There’s something quaint about Piano Parlor that drives its appeal. Unlike Koreatown’s karaoke bars with flashing lights, McGinty’s event has no cheesy backing tracks or video screens. Just good old-fashioned lyrics binders. “Sometimes I can fake it,” McGinty says of requests for songs not in the books. “There have been times when I’ve played songs that I haven’t even heard before.” He loves music, but not every song. “People will ask for ‘Piano Man’ and I will not do that song,” he says. He also gets tired of “Killing Me Softly,” “Total Eclipse of the Heart,” and “Wannabe” by the Spice Girls. “A group of girls will go up there and realize they don’t remember the words,” he says.
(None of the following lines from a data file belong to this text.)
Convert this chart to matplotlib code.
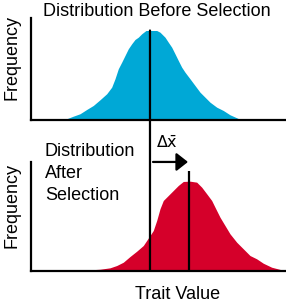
import matplotlib
matplotlib.use("Agg")
import matplotlib.pyplot as plt
from matplotlib.patches import ConnectionPatch

plt.rcParams["font.family"] = ["Liberation Sans", "DejaVu Sans"]

# ── Data (trait value in arbitrary units, frequency in arbitrary units) ──────
trait_before = [34, 35.7, 42.3, 49, 55.7, 62.3, 69, 75.7, 80.7, 84, 87.3, 90.7,
                94, 97.3, 100.7, 104, 107.3, 110.7, 115, 125.7, 129, 134,
                137.3, 140.7, 144, 147.3, 150.7, 154, 159, 164, 169, 174, 179,
                185.7, 192.3, 199, 205.7, 210.7]
freq_before = [0, 1.7, 4.3, 6.7, 11, 15, 20.7, 26.7, 33.3, 41.7, 51.7, 58.3,
               65, 71.7, 76.7, 81, 83.3, 86.7, 90, 90, 88.3, 83.3,
               78.3, 73.3, 66.7, 60, 53.3, 48.3, 41.7, 35, 28.3, 23.3, 18.3,
               13.3, 10, 5.7, 2.7, 0.3]

trait_after = [59, 69, 79, 85.7, 92.3, 99, 105.7, 112.3, 119, 122.3, 125.7,
               129, 132.3, 137.3, 142.3, 147.3, 152.3, 159, 165.7, 170.7,
               175.7, 180.7, 184, 189, 194, 199, 205.7, 212.3, 219, 225.7,
               232.3, 240.7, 250.7, 254]
freq_after = [0.7, 1.3, 2.7, 5, 8.3, 14, 19.3, 25, 35, 40, 50,
              61.7, 70, 75, 80, 85, 89, 89.3, 88.3, 83.3,
              76.7, 70, 63.3, 53.3, 45, 36.7, 28.3, 21.7, 15, 11.7,
              7.3, 3.3, 0.7, 0.3]

mean_before = 119
mean_after = 158

BLUE = "#00A8D6"
RED = "#D5002A"

fig = plt.figure(figsize=(2.86, 3.05), dpi=100)

ax_top = fig.add_axes([0.1084, 0.605, 0.888, 0.336])
ax_bot = fig.add_axes([0.1084, 0.113, 0.888, 0.356])

ax_top.fill_between(trait_before, freq_before, 0, color=BLUE, lw=0)
ax_top.set_ylim(0, 102.5)
ax_bot.fill_between(trait_after, freq_after, 0, color=RED, lw=0)
ax_bot.set_ylim(0, 108.5)

for ax in (ax_top, ax_bot):
    ax.set_xlim(0, 254)
    ax.set_xticks([])
    ax.set_yticks([])
    ax.spines[["top", "right"]].set_visible(False)
    ax.spines[["left", "bottom"]].set_linewidth(1.6)
    ax.spines[["left", "bottom"]].set_color("black")
    ax.patch.set_alpha(0)

# mean before: one line running through both panels
con = ConnectionPatch(xyA=(mean_before, max(freq_before)), coordsA=ax_top.transData,
                      xyB=(mean_before, 0), coordsB=ax_bot.transData,
                      color="black", lw=1.6)
fig.add_artist(con)

# mean after
ax_bot.plot([mean_after, mean_after], [0, 99.5], color="black", lw=1.6,
            solid_capstyle="butt")

# selection differential arrow
ax_bot.annotate("", xy=(mean_after - 1, 108.5), xytext=(mean_before + 3, 108.5),
                arrowprops=dict(arrowstyle="-|>,head_length=0.7,head_width=0.55",
                                color="black", lw=1.6, shrinkA=0, shrinkB=0),
                annotation_clip=False)
fig.text(0.584, 0.533, r"$\Delta\bar{\mathrm{x}}$", ha="center", va="center",
         fontsize=11.5)

# ── Labels ───────────────────────────────────────────────────────────────────
fig.text(0.549, 0.961, "Distribution Before Selection", ha="center",
         va="center", fontsize=13)
fig.text(0.157, 0.531, "Distribution\nAfter\nSelection", ha="left",
         va="top", fontsize=13, linespacing=1.37)
fig.text(0.042, 0.813, "Frequency", rotation=90, ha="center", va="center",
         fontsize=13)
fig.text(0.042, 0.326, "Frequency", rotation=90, ha="center", va="center",
         fontsize=13)
fig.text(0.622, 0.033, "Trait Value", ha="center", va="center", fontsize=13)

fig.savefig("out.png", dpi=100, facecolor="white")
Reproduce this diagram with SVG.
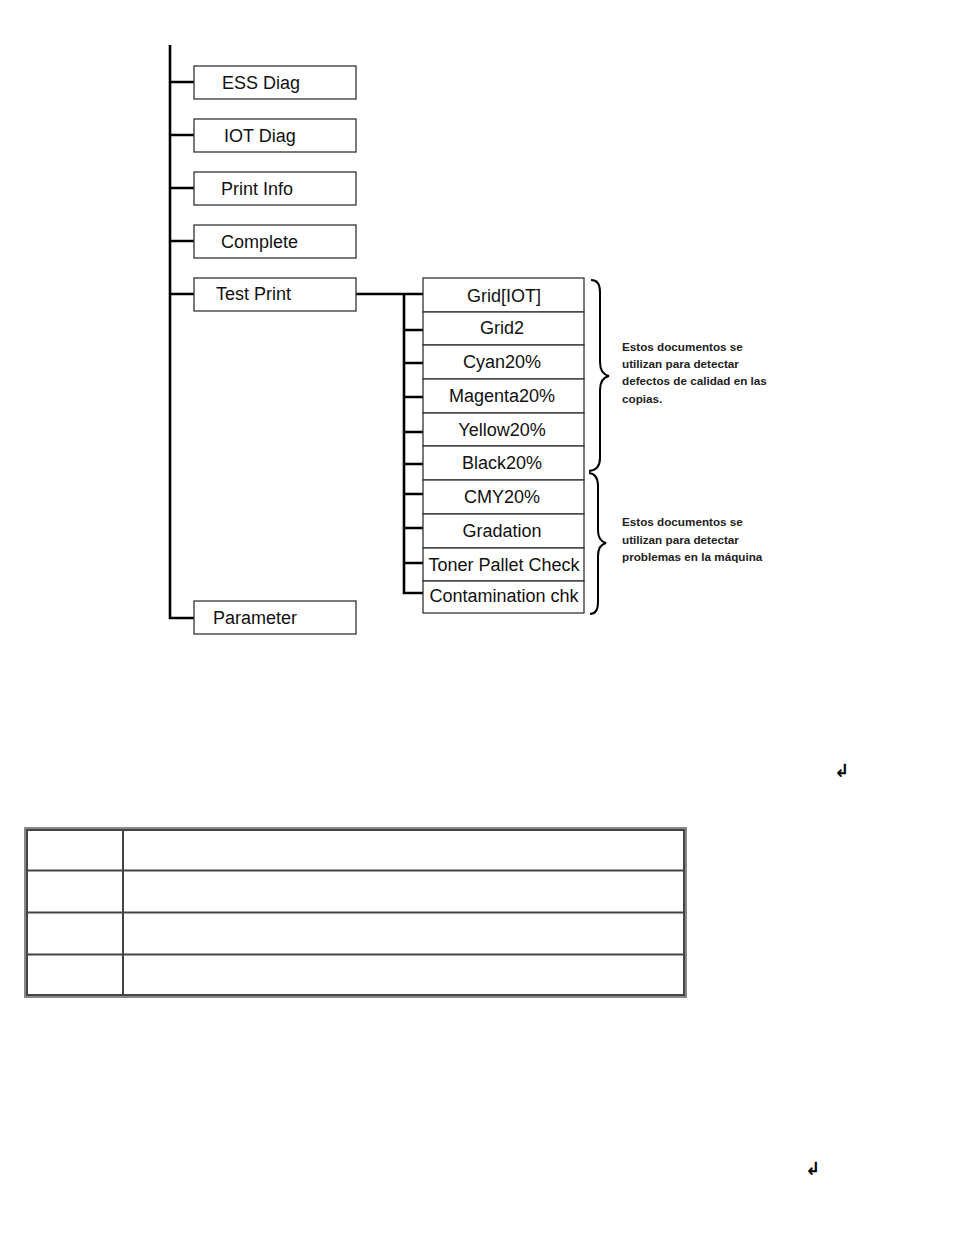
<svg xmlns="http://www.w3.org/2000/svg" width="954" height="1235" viewBox="0 0 954 1235">
<style>
.box{fill:#fff;stroke:#333;stroke-width:1.3}
.t{font-family:"Liberation Sans",Arial,sans-serif;font-size:18px;fill:#111}
.c{text-anchor:middle}
.ln{stroke:#000;stroke-width:2.6;fill:none}
.br{stroke:#000;stroke-width:2;fill:none}
.n{font-family:"Liberation Sans",Arial,sans-serif;font-size:11.7px;font-weight:bold;fill:#222}
.tb{fill:none;stroke:#444;stroke-width:2}
.ret{font-family:"DejaVu Sans",sans-serif;font-size:18px;font-weight:bold;fill:#000}
</style>
<rect width="954" height="1235" fill="#fff"/>
<g id="connectors">
<path class="ln" d="M170 45 V618 H194"/>
<path class="ln" d="M170 82 H194 M170 135 H194 M170 188 H194 M170 241 H194 M170 294 H194"/>
<path class="ln" d="M356 294 H423"/>
<path class="ln" d="M404 294 V593 H423"/>
<path class="ln" d="M404 330 H423 M404 363 H423 M404 397 H423 M404 432 H423 M404 464 H423 M404 494 H423 M404 528 H423 M404 563 H423"/>
</g>
<g id="ess"><rect class="box" x="194" y="66" width="162" height="33"/><text class="t" x="222" y="89">ESS Diag</text></g>
<g id="iot"><rect class="box" x="194" y="119" width="162" height="33"/><text class="t" x="224" y="142">IOT Diag</text></g>
<g id="printinfo"><rect class="box" x="194" y="172" width="162" height="33"/><text class="t" x="221" y="195">Print Info</text></g>
<g id="complete"><rect class="box" x="194" y="225" width="162" height="33"/><text class="t" x="221" y="248">Complete</text></g>
<g id="testprint"><rect class="box" x="194" y="278" width="162" height="33"/><text class="t" x="216" y="300">Test Print</text></g>
<g id="parameter"><rect class="box" x="194" y="601" width="162" height="33"/><text class="t" x="213" y="624">Parameter</text></g>
<g id="grid-iot"><rect class="box" x="423" y="278" width="161" height="34"/><text class="t c" x="504" y="302">Grid[IOT]</text></g>
<g id="grid2"><rect class="box" x="423" y="312" width="161" height="33"/><text class="t c" x="502" y="334">Grid2</text></g>
<g id="cyan"><rect class="box" x="423" y="345" width="161" height="34"/><text class="t c" x="502" y="368">Cyan20%</text></g>
<g id="magenta"><rect class="box" x="423" y="379" width="161" height="34"/><text class="t c" x="502" y="402">Magenta20%</text></g>
<g id="yellow"><rect class="box" x="423" y="413" width="161" height="33"/><text class="t c" x="502" y="436">Yellow20%</text></g>
<g id="black"><rect class="box" x="423" y="446" width="161" height="34"/><text class="t c" x="502" y="469">Black20%</text></g>
<g id="cmy"><rect class="box" x="423" y="480" width="161" height="34"/><text class="t c" x="502" y="503">CMY20%</text></g>
<g id="gradation"><rect class="box" x="423" y="514" width="161" height="34"/><text class="t c" x="502" y="537">Gradation</text></g>
<g id="toner"><rect class="box" x="423" y="548" width="161" height="33"/><text class="t c" x="504" y="571">Toner Pallet Check</text></g>
<g id="contamination"><rect class="box" x="423" y="581" width="161" height="32"/><text class="t c" x="504" y="602">Contamination chk</text></g>
<g id="brace1">
<path class="br" d="M591 280 Q600 280 600 292 V362 Q600 374 609 376 Q600 378 600 390 V458 Q600 470 589 471"/>
<text class="n"><tspan x="622" y="351">Estos documentos se</tspan><tspan x="622" y="368">utilizan para detectar</tspan><tspan x="622" y="385">defectos de calidad en las</tspan><tspan x="622" y="403">copias.</tspan></text>
</g>
<g id="brace2">
<path class="br" d="M589 473 Q598 474 598 486 V530 Q598 541 606 543 Q598 545 598 556 V602 Q598 614 590 614"/>
<text class="n"><tspan x="622" y="526">Estos documentos se</tspan><tspan x="622" y="544">utilizan para detectar</tspan><tspan x="622" y="561">problemas en la máquina</tspan></text>
</g>
<g id="table">
<rect x="25" y="828" width="661" height="169" fill="#fff" stroke="#888" stroke-width="2"/>
<rect x="27" y="830" width="657" height="165" class="tb" stroke-width="1"/>
<path d="M123 829 V996 M26 870.5 H685 M26 912.5 H685 M26 954.5 H685" stroke="#444" stroke-width="2" fill="none"/>
</g>
<text class="ret" x="834" y="777">↲</text>
<text class="ret" x="805" y="1175">↲</text>
</svg>
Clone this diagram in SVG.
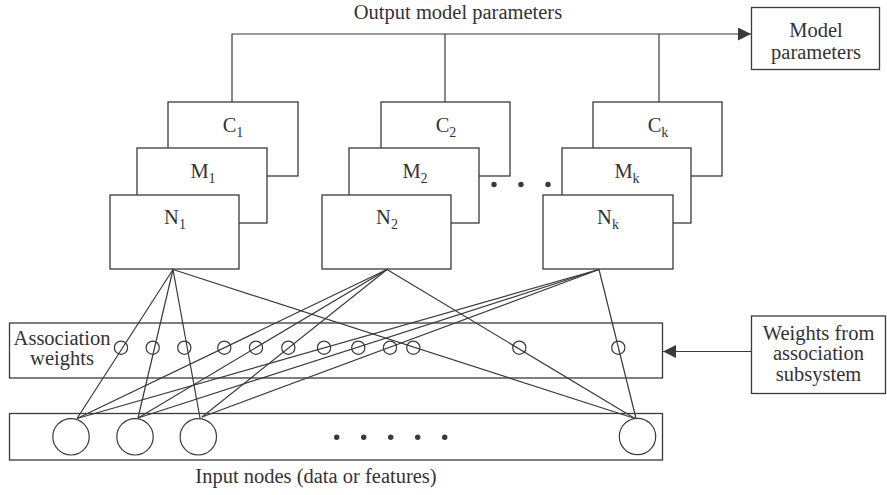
<svg xmlns="http://www.w3.org/2000/svg" width="887" height="495" viewBox="0 0 887 495" font-family="'Liberation Serif', 'DejaVu Serif', serif">
<defs>
<style>
.bx{fill:#fff;stroke:#3a3a3a;stroke-width:1.3}
.ln{fill:none;stroke:#3a3a3a;stroke-width:1.2}
.sc{fill:none;stroke:#3a3a3a;stroke-width:1.2}
.dot{fill:#3a3a3a}
text{font-family:'Liberation Serif','DejaVu Serif',serif;font-size:20.5px;fill:#333;text-anchor:middle}
.sub{font-size:14px}
</style>
<marker id="ah" markerUnits="userSpaceOnUse" markerWidth="14" markerHeight="14" refX="13" refY="6.5" orient="auto">
<path d="M0,0 L13,6.5 L0,13 Z" fill="#3a3a3a"/>
</marker>
</defs>
<rect width="887" height="495" fill="#fff"/>

<text x="458" y="19">Output model parameters</text>

<g id="connectors">
<path class="ln" d="M232,102 V34 H751" marker-end="url(#ah)"/>
<path class="ln" d="M445,102 V34"/>
<path class="ln" d="M659,102 V34"/>
<path class="ln" d="M751.5,351.5 H663" marker-end="url(#ah)"/>
<path class="ln" d="M173,269.5 L77,418.5"/>
<path class="ln" d="M173,269.5 L138,418"/>
<path class="ln" d="M173,269.5 L200,418"/>
<path class="ln" d="M173,269.5 L635,418.5"/>
<path class="ln" d="M387,269.5 L77,418.5"/>
<path class="ln" d="M387,269.5 L138,418"/>
<path class="ln" d="M387,269.5 L202,417"/>
<path class="ln" d="M387,269.5 L635,418.5"/>
<path class="ln" d="M599,269.5 L77,418.5"/>
<path class="ln" d="M599,269.5 L138,418"/>
<path class="ln" d="M599,269.5 L202,417"/>
<path class="ln" d="M599,269.5 L636,418.5"/>
</g>

<g id="model-parameters">
<rect class="bx" x="751.5" y="7.5" width="128" height="62"/>
<text x="816" y="37">Model</text>
<text x="816" y="59">parameters</text>
</g>

<g id="group-1">
<rect class="bx" x="168" y="102" width="130" height="74"/>
<text x="233" y="131.5">C<tspan class="sub" dy="5">1</tspan></text>
<rect class="bx" x="137" y="148" width="130" height="75"/>
<text x="203" y="178">M<tspan class="sub" dy="5">1</tspan></text>
<rect class="bx" x="110" y="195" width="129" height="74"/>
<text x="175" y="224">N<tspan class="sub" dy="5">1</tspan></text>
</g>

<g id="group-2">
<rect class="bx" x="381" y="102" width="129" height="74"/>
<text x="446" y="131.5">C<tspan class="sub" dy="5">2</tspan></text>
<rect class="bx" x="349" y="148" width="130" height="75"/>
<text x="415" y="178">M<tspan class="sub" dy="5">2</tspan></text>
<rect class="bx" x="322" y="195" width="129" height="74"/>
<text x="387" y="224">N<tspan class="sub" dy="5">2</tspan></text>
</g>

<g id="ellipsis-top">
<circle class="dot" cx="494" cy="184.5" r="2.7"/>
<circle class="dot" cx="521" cy="184.5" r="2.7"/>
<circle class="dot" cx="548" cy="184.5" r="2.7"/>
</g>

<g id="group-k">
<rect class="bx" x="593" y="102" width="129" height="74"/>
<text x="658" y="131.5">C<tspan class="sub" dy="5">k</tspan></text>
<rect class="bx" x="562" y="148" width="129" height="75"/>
<text x="627" y="178">M<tspan class="sub" dy="5">k</tspan></text>
<rect class="bx" x="543" y="195" width="130" height="74"/>
<text x="608" y="224">N<tspan class="sub" dy="5">k</tspan></text>
</g>

<g id="association-weights">
<rect x="9.5" y="323" width="653" height="55" fill="none" stroke="#3a3a3a" stroke-width="1.3"/>
<text x="62" y="345">Association</text>
<text x="62" y="365">weights</text>
<circle class="sc" cx="121" cy="347.7" r="6.6"/>
<circle class="sc" cx="152.7" cy="347.7" r="6.6"/>
<circle class="sc" cx="184.3" cy="347.7" r="6.6"/>
<circle class="sc" cx="224.3" cy="347.7" r="6.6"/>
<circle class="sc" cx="256" cy="347.7" r="6.6"/>
<circle class="sc" cx="288.3" cy="347.7" r="6.6"/>
<circle class="sc" cx="324" cy="347.7" r="6.6"/>
<circle class="sc" cx="358.3" cy="347.7" r="6.6"/>
<circle class="sc" cx="390" cy="347.7" r="6.6"/>
<circle class="sc" cx="413.3" cy="347.7" r="6.6"/>
<circle class="sc" cx="519.3" cy="347.7" r="6.6"/>
<circle class="sc" cx="618.3" cy="347.7" r="6.6"/>
</g>

<g id="weights-from-association">
<rect class="bx" x="751.5" y="316" width="134" height="77.5"/>
<text x="818.5" y="340">Weights from</text>
<text x="818.5" y="360">association</text>
<text x="818.5" y="381">subsystem</text>
</g>

<g id="input-nodes">
<rect x="9.5" y="413.5" width="653" height="46.5" fill="none" stroke="#3a3a3a" stroke-width="1.3"/>
<circle class="sc" cx="71" cy="436.8" r="18.2"/>
<circle class="sc" cx="135" cy="436.8" r="18.2"/>
<circle class="sc" cx="198.3" cy="436.8" r="18.2"/>
<circle class="sc" cx="637.5" cy="436.5" r="18.2"/>
<circle class="dot" cx="336.7" cy="437.3" r="2.7"/>
<circle class="dot" cx="363.7" cy="437.3" r="2.7"/>
<circle class="dot" cx="390.7" cy="437.3" r="2.7"/>
<circle class="dot" cx="417.7" cy="437.3" r="2.7"/>
<circle class="dot" cx="444.7" cy="437.3" r="2.7"/>
<text x="316" y="483">Input nodes (data or features)</text>
</g>
</svg>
McGinty has learned how to deal with singers who are less talented or less polite. “You get every kind of personality. You get the uninhibited people that don’t care if they can sing or not and sometimes you get shy people who can sing really well who are really sweet,” he says. “You get some people that just kind of want to be a jerk, they want to fuck things up, or piss people off. And I can deal with that. Sometimes I’ll purposely play wrong notes if somebody’s being too much of a jerk or something. I’ll fuck with them if they’re gonna fuck with me.”

“I never thought I’d be famous,” McGinty told me one evening. “But I always wanted to be a working successful musician. And I think to that end it’s going pretty well.”